Hank stared at the man as his opinion of the Kincaids and their tactics worsened. “It didn’t.”
Sam sat back. “You like her.”
“You sound shocked. You shouldn’t be. Your sister is a good person. But maybe that’s a rare breed of Kincaid.”
Sam started to say something, but Hank interrupted. “Let’s get back to why you said you were too late. What do you know?”
Sam sighed. “The night the truce was announced, word of the marriage leaked. It wasn’t supposed to get out, but you know how packs talk.”
“Not really. Go on.”
Irritation edged Sam’s voice. “I overheard two of our pack members talking in the meeting hall parking lot. The Jenkins brothers. They’re distant relatives. They’ve always felt like they deserved more respect in the pack. A higher ranking. A bigger share of the stipend.”
“That only the men get.”
Sam made a face but continued. “They weren’t happy about the truce. They said as much in the meeting, but they disagree with ninety percent of the things my father does or the way he does them. Based on their conversation in the parking lot, they were steamed.”
He shrugged. “I didn’t think they’d do anything about it. They’re big talkers. But when my father called another meeting to confirm the marriage rumor, they didn’t show. They never miss a meeting. Or their chance to be heard.”
“So you thought what?”
Sam sighed. “That they’d come here. To make trouble. To disrupt the truce.”
“They stand to gain from that?”
“Maybe. If the truce falls through, my father will bear the shame of that since he initiated it. One of the brothers could challenge him.
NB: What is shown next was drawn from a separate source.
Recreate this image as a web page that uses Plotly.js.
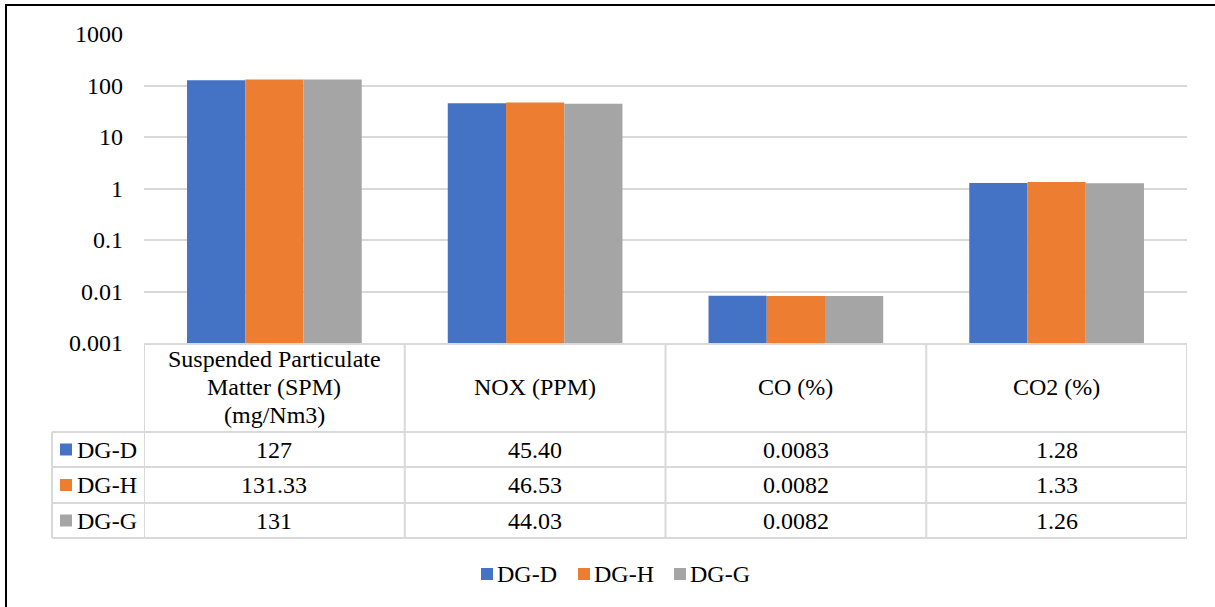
<!DOCTYPE html>
<html>
<head>
<meta charset="utf-8">
<script src="https://cdn.plot.ly/plotly-3.0.1.min.js"></script>
<style>html,body{margin:0;padding:0;background:#fff;}#chart{width:1215px;height:607px;}</style>
</head>
<body>
<div id="chart"></div>
<script>
// ---- data ----
var categories = ["Suspended Particulate<br>Matter (SPM)<br>(mg/Nm3)", "NOX (PPM)", "CO (%)", "CO2 (%)"];
var seriesNames = ["DG-D", "DG-H", "DG-G"];
var dgD = [127, 45.40, 0.0083, 1.28];
var dgH = [131.33, 46.53, 0.0082, 1.33];
var dgG = [131, 44.03, 0.0082, 1.26];
var tableDecimals = [null, 2, 4, 2];
var tickVals = [0.001, 0.01, 0.1, 1, 10, 100, 1000];
var tickText = ["0.001", "0.01", "0.1", "1", "10", "100", "1000"];

var seriesValues = [dgD, dgH, dgG];
var colors = ["#4472C4", "#ED7D31", "#A5A5A5"];
var FONT = "Liberation Serif, Times New Roman, serif";
var FS = 24;
var GRID = "#D9D9D9";

// plot area in page pixels
var L = 144, R = 1187, T = 34, B = 343;
function px2x(px) { return (px - L) / (R - L); }
function py2y(py) { return (B - py) / (B - T); }

var traces = seriesNames.map(function (name, i) {
  return {
    type: "bar", name: name, x: categories, y: seriesValues[i],
    marker: { color: colors[i], line: { width: 0 } },
    hoverinfo: "x+y+name"
  };
});

function fmt(v, d) { return d === null ? String(v) : v.toFixed(d); }
function tf() { return { family: FONT, size: FS, color: "#000000" }; }

var shapes = [];
var annotations = [];

// outer frame
shapes.push({ type: "rect", xref: "paper", yref: "paper",
  x0: px2x(6), x1: px2x(1230), y0: py2y(5), y1: py2y(640),
  line: { color: "#000", width: 2 }, fillcolor: "rgba(0,0,0,0)", layer: "above" });

// table grid
var rowLines = [432, 467, 503, 538];
rowLines.forEach(function (py) {
  shapes.push({ type: "line", xref: "paper", yref: "paper", x0: px2x(52), x1: 1, y0: py2y(py), y1: py2y(py),
    line: { color: GRID, width: 2 } });
});
shapes.push({ type: "line", xref: "paper", yref: "paper", x0: px2x(52), x1: px2x(52), y0: py2y(432), y1: py2y(538),
  line: { color: GRID, width: 2 } });
for (var c = 0; c <= categories.length; c++) {
  shapes.push({ type: "line", xref: "x", yref: "paper", x0: c - 0.5, x1: c - 0.5, y0: py2y(343), y1: py2y(538),
    line: { color: GRID, width: 2 } });
}

// header cells (one annotation per line for Excel-like line spacing)
var headerMid = 387, lineStep = 28;
categories.forEach(function (cat, ci) {
  var lines = cat.split("<br>");
  lines.forEach(function (ln, li) {
    var py = headerMid + (li - (lines.length - 1) / 2) * lineStep;
    annotations.push({ xref: "x", yref: "paper", x: ci, y: py2y(py), text: ln, showarrow: false,
      xanchor: "center", yanchor: "middle", font: tf() });
  });
});

// data rows
var rowCenters = [449.5, 485, 520.5];
seriesNames.forEach(function (name, si) {
  var yc = py2y(rowCenters[si]);
  shapes.push({ type: "rect", xref: "paper", yref: "paper", x0: px2x(60), x1: px2x(72),
    y0: py2y(rowCenters[si] - 6), y1: py2y(rowCenters[si] + 6), fillcolor: colors[si], line: { width: 0 } });
  annotations.push({ xref: "paper", yref: "paper", x: px2x(75), y: yc, text: name, showarrow: false,
    xanchor: "left", yanchor: "middle", font: tf() });
  seriesValues[si].forEach(function (v, ci) {
    annotations.push({ xref: "x", yref: "paper", x: ci, y: yc, text: fmt(v, tableDecimals[ci]), showarrow: false,
      xanchor: "center", yanchor: "middle", font: tf() });
  });
});

// bottom legend
var legendSq = [481, 578, 674];
seriesNames.forEach(function (name, si) {
  shapes.push({ type: "rect", xref: "paper", yref: "paper", x0: px2x(legendSq[si]), x1: px2x(legendSq[si] + 12),
    y0: py2y(580), y1: py2y(568), fillcolor: colors[si], line: { width: 0 } });
  annotations.push({ xref: "paper", yref: "paper", x: px2x(legendSq[si] + 14), y: py2y(574), text: name, showarrow: false,
    xanchor: "left", yanchor: "middle", font: tf() });
});

var layout = {
  width: 1215, height: 607,
  margin: { l: L, r: 1215 - R, t: T, b: 607 - B, pad: 0 },
  paper_bgcolor: "#fff", plot_bgcolor: "#fff",
  barmode: "group", bargap: 0.33, bargroupgap: 0,
  showlegend: false,
  font: tf(),
  xaxis: { type: "category", showticklabels: false, showgrid: false, zeroline: false,
    showline: true, linecolor: GRID, linewidth: 2, ticks: "", range: [-0.5, 3.5], fixedrange: true },
  yaxis: { type: "log", range: [-3, 3], tickvals: tickVals, ticktext: tickText,
    showgrid: true, gridcolor: GRID, gridwidth: 2, zeroline: false, showline: false, ticks: "",
    ticklabelstandoff: 20, tickfont: tf(), fixedrange: true },
  shapes: shapes,
  annotations: annotations
};

Plotly.newPlot("chart", traces, layout, { displayModeBar: false, staticPlot: true });
</script>
</body>
</html>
They’re younger and stronger.”
“Pack leadership has changed over lesser issues than failed agreements.” Though, not in the Georgia pack. A Merrow had been alpha for the last century. But, then, Merrows didn’t rule the way Kincaids did, in that all or nothing style. Merrows allowed some compromise. And treated all pack members equally.
“I may not agree with everything my sister’s done in her life, but she’s still my sister, and I don’t want to see her hurt. I’d like to stay and help you keep an eye out for the Jenkins boys.”
It was saying something that a Kincaid was asking permission to be in Nocturne Falls, but these were extenuating circumstances. Hank could keep an eye on Sam that way, too, because even if he was Ivy’s brother, he was still a Kincaid and Hank didn’t trust him. “I don’t plan on keeping an eye out for them.”
Sam’s brow wrinkled. “You don’t?”
“I plan on hunting them down. Starting tonight.” Hank slid a notebook toward Sam. “Full names and descriptions.”
“I can do better than that.” Sam reached into his jacket and pulled out a sheet of folded paper. “Here are their pack registrations.”
Hank unfolded it and looked at the photos on the registrations, memorizing the faces of the men who’d most probably hurt Ivy. It was unlikely they’d registered at any hotel under their real names, but it was a start.
Sam jotted a number on a piece of scrap paper, then stood. “I’ll visit Ivy in the morning, but after that I’ll come straight here. Call me if you find them before that.”
“Will do.” Hank pushed to his feet. “I’ll let my deputies know you’re allowed into her room. You can see her, but you can’t be alone with her.”
Sam grunted. “I don’t like it, but I get it. You don’t trust me.”
“No, I don’t. You could be pushing blame on the Jenkinses to hide your own guilt.”
“I would never hurt Ivy.”
“You were raised by a man who didn’t have a problem with it. Why should I think you’re any different?”
Sam frowned. “Point taken. I’d do the same thing if the situation was reversed. So while I still don’t like it, I understand. Trust is earned.”
Hank walked the man to the door. “I couldn’t agree more.”
Ivy woke up feeling like a slice of crap between two pieces of crap bread. Sun streamed through the hospital window, digging into her brain and making her cringe. She turned away from it to face the door and was greeted with a familiar silhouette.
“Sam?” He wasn’t the last person she expected to see, but it was still a shock. Albeit a pleasant one. One of Hank’s deputies moved from the hall to stand inside the door.
“Hey there.” Sam came over to the bed. The deputy stayed put. “How are you doing?”
“Achy, but not bad, considering. How did you get here so fast?”
“I was already here. Got your text when I was on the road. I had no idea what had happened to you until I called and Hank answered your phone.”
“You met him, huh?”
Sam nodded. “Seems like a good guy. Although he might not be all there.”
She frowned. “Why do you say that?”
Sam’s eyes were full of mischief. “He’s marrying you, isn’t he?”
“Says the man who can’t find a wife.” She turned onto her side, trying to find a comfortable position. Her whole body ached, and her muscles were as sore as if she’d been beaten.
“I’ll settle down when I’m good and ready.” He brushed a piece of hair off her forehead, a rare gesture since they’d grown more distant. “You look like crap, by the way.”